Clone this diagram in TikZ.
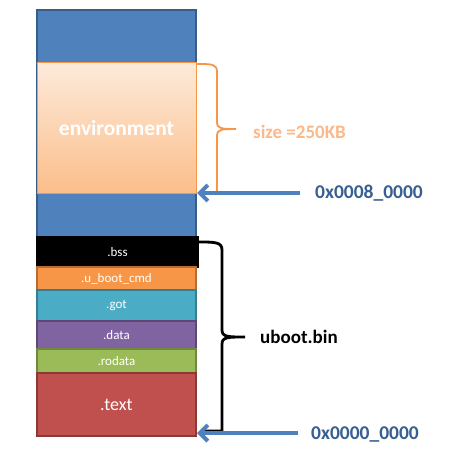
\documentclass[tikz,border=0pt]{standalone}
\usepackage{fontspec}
\setmainfont{Carlito}
\usetikzlibrary{arrows.meta}
\definecolor{blk}{HTML}{4F81BD}
\definecolor{blkb}{HTML}{385D8A}
\definecolor{envb}{HTML}{F79646}
\definecolor{envt}{HTML}{FDEADA}
\definecolor{envbot}{HTML}{FBBE8A}
\definecolor{cmdc}{HTML}{F79646}
\definecolor{cmdb}{HTML}{B66D31}
\definecolor{gotc}{HTML}{4BACC6}
\definecolor{gotb}{HTML}{357D91}
\definecolor{datac}{HTML}{8064A2}
\definecolor{datab}{HTML}{5C4776}
\definecolor{roc}{HTML}{9BBB59}
\definecolor{rob}{HTML}{71893F}
\definecolor{txtc}{HTML}{C0504D}
\definecolor{txtb}{HTML}{8C3836}
\definecolor{addrc}{HTML}{376092}
\definecolor{sizec}{HTML}{FAB98A}
\tikzset{
  sect/.style={draw, line width=1.2pt, minimum width=159pt, inner sep=0pt, text=white, font=\fontsize{13}{13}\selectfont},
  arrowst/.style={draw=blk, line width=4pt, -{Straight Barb[length=8pt,width=16pt]}},
  addr/.style={anchor=west, inner sep=0pt, text=addrc, font=\fontsize{19.5}{20}\selectfont\bfseries},
}
\begin{document}
\begin{tikzpicture}[x=1pt,y=-1pt]
\useasboundingbox[fill=white] (0,0) rectangle (449,449);
% column background
\node[sect, fill=blk, draw=blkb, minimum height=227pt] (blue) at (116.5,123.5) {};
\node[sect, draw=envb, top color=envt, bottom color=envbot, minimum height=130pt, line width=1pt,
      font=\fontsize{21.5}{22}\selectfont\bfseries] (env) at (116.5,128) {environment};
\node[sect, fill=black, draw=black, minimum width=161pt, minimum height=30pt] (bss) at (117.5,252) {.bss};
\node[sect, fill=cmdc, draw=cmdb, minimum height=23pt] (cmd) at (116.5,278.5) {.u\_boot\_cmd};
\node[sect, fill=gotc, draw=gotb, minimum height=31pt] (got) at (116.5,305.5) {.got};
\node[sect, fill=datac, draw=datab, minimum height=28pt] (data) at (116.5,335) {.data};
\node[sect, fill=roc, draw=rob, minimum height=24pt] (ro) at (116.5,361) {.rodata};
\node[sect, fill=txtc, draw=txtb, minimum height=63pt, font=\fontsize{18}{18}\selectfont] (text) at (116.5,404.5) {.text};
% orange brace
\draw[envb, line width=1.8pt] (197,64) .. controls (212,64) and (217,64) .. (217,72) -- (217,122)
  .. controls (217,129) and (222,129) .. (236,129)
  .. controls (222,129) and (217,129) .. (217,136) -- (217,192) -- (200,192);
\node[anchor=west, inner sep=0pt, text=sizec, font=\fontsize{19}{19}\selectfont\bfseries] (size) at (253,132) {size =250KB};
% black brace
\draw[black, line width=2.8pt] (198,242) .. controls (215,242) and (222,242) .. (222,250) -- (222,330)
  .. controls (222,337) and (228,337) .. (245,337)
  .. controls (228,337) and (222,337) .. (222,344) -- (222,431) -- (205,431);
\node[anchor=west, inner sep=0pt, font=\fontsize{19}{19}\selectfont\bfseries] (ub) at (260,337) {uboot.bin};
% addresses
\node[addr] (a1) at (315,193) {0x0008\_0000};
\node[addr] (a0) at (311,434) {0x0000\_0000};
\coordinate (a1s) at (300,193);
\coordinate (a0s) at (298,433);
\coordinate (a1e) at (197,193);
\coordinate (a0e) at (197,433);
\draw[arrowst] (a1s) -- (a1e);
\draw[arrowst] (a0s) -- (a0e);
\end{tikzpicture}
\end{document}
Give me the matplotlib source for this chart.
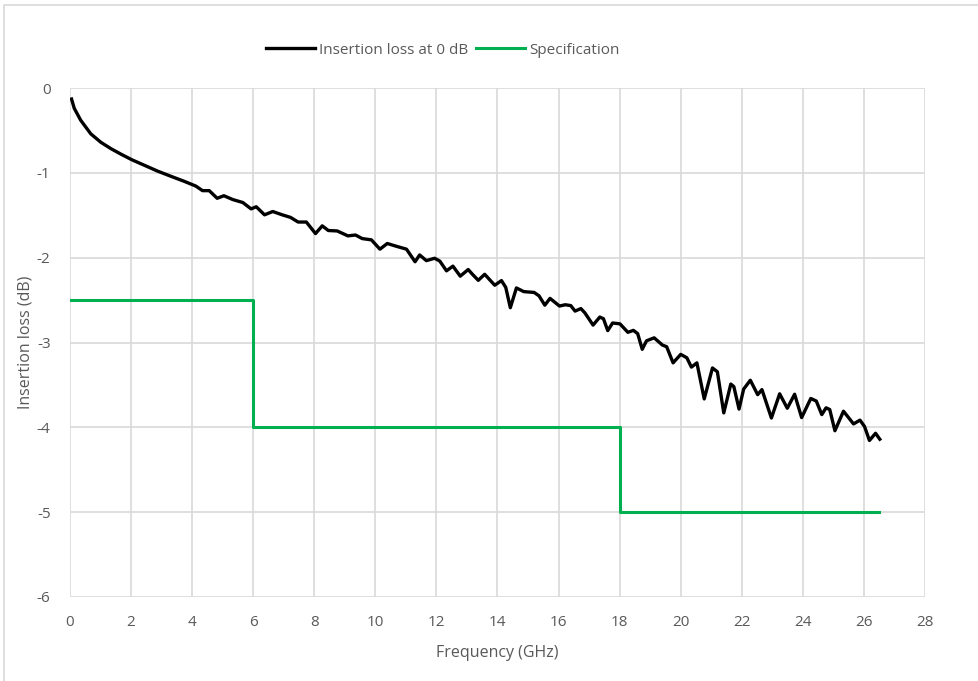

────────────────────────────────────────

▸ Task brief:
Output, exactly, all the records above; include no pictures.

▸ Completed exercise:
Clone this diagram in TikZ.
\documentclass[tikz,border=0pt]{standalone}
\usepackage{fontspec}
\setmainfont{Carlito}
\usetikzlibrary{arrows.meta}
\definecolor{blk}{HTML}{4F81BD}
\definecolor{blkb}{HTML}{385D8A}
\definecolor{envb}{HTML}{F79646}
\definecolor{envt}{HTML}{FDEADA}
\definecolor{envbot}{HTML}{FBBE8A}
\definecolor{cmdc}{HTML}{F79646}
\definecolor{cmdb}{HTML}{B66D31}
\definecolor{gotc}{HTML}{4BACC6}
\definecolor{gotb}{HTML}{357D91}
\definecolor{datac}{HTML}{8064A2}
\definecolor{datab}{HTML}{5C4776}
\definecolor{roc}{HTML}{9BBB59}
\definecolor{rob}{HTML}{71893F}
\definecolor{txtc}{HTML}{C0504D}
\definecolor{txtb}{HTML}{8C3836}
\definecolor{addrc}{HTML}{376092}
\definecolor{sizec}{HTML}{FAB98A}
\tikzset{
  sect/.style={draw, line width=1.2pt, minimum width=159pt, inner sep=0pt, text=white, font=\fontsize{13}{13}\selectfont},
  arrowst/.style={draw=blk, line width=4pt, -{Straight Barb[length=8pt,width=16pt]}},
  addr/.style={anchor=west, inner sep=0pt, text=addrc, font=\fontsize{19.5}{20}\selectfont\bfseries},
}
\begin{document}
\begin{tikzpicture}[x=1pt,y=-1pt]
\useasboundingbox[fill=white] (0,0) rectangle (449,449);
% column background
\node[sect, fill=blk, draw=blkb, minimum height=227pt] (blue) at (116.5,123.5) {};
\node[sect, draw=envb, top color=envt, bottom color=envbot, minimum height=130pt, line width=1pt,
      font=\fontsize{21.5}{22}\selectfont\bfseries] (env) at (116.5,128) {environment};
\node[sect, fill=black, draw=black, minimum width=161pt, minimum height=30pt] (bss) at (117.5,252) {.bss};
\node[sect, fill=cmdc, draw=cmdb, minimum height=23pt] (cmd) at (116.5,278.5) {.u\_boot\_cmd};
\node[sect, fill=gotc, draw=gotb, minimum height=31pt] (got) at (116.5,305.5) {.got};
\node[sect, fill=datac, draw=datab, minimum height=28pt] (data) at (116.5,335) {.data};
\node[sect, fill=roc, draw=rob, minimum height=24pt] (ro) at (116.5,361) {.rodata};
\node[sect, fill=txtc, draw=txtb, minimum height=63pt, font=\fontsize{18}{18}\selectfont] (text) at (116.5,404.5) {.text};
% orange brace
\draw[envb, line width=1.8pt] (197,64) .. controls (212,64) and (217,64) .. (217,72) -- (217,122)
  .. controls (217,129) and (222,129) .. (236,129)
  .. controls (222,129) and (217,129) .. (217,136) -- (217,192) -- (200,192);
\node[anchor=west, inner sep=0pt, text=sizec, font=\fontsize{19}{19}\selectfont\bfseries] (size) at (253,132) {size =250KB};
% black brace
\draw[black, line width=2.8pt] (198,242) .. controls (215,242) and (222,242) .. (222,250) -- (222,330)
  .. controls (222,337) and (228,337) .. (245,337)
  .. controls (228,337) and (222,337) .. (222,344) -- (222,431) -- (205,431);
\node[anchor=west, inner sep=0pt, font=\fontsize{19}{19}\selectfont\bfseries] (ub) at (260,337) {uboot.bin};
% addresses
\node[addr] (a1) at (315,193) {0x0008\_0000};
\node[addr] (a0) at (311,434) {0x0000\_0000};
\coordinate (a1s) at (300,193);
\coordinate (a0s) at (298,433);
\coordinate (a1e) at (197,193);
\coordinate (a0e) at (197,433);
\draw[arrowst] (a1s) -- (a1e);
\draw[arrowst] (a0s) -- (a0e);
\end{tikzpicture}
\end{document}
Give me the matplotlib source for this chart.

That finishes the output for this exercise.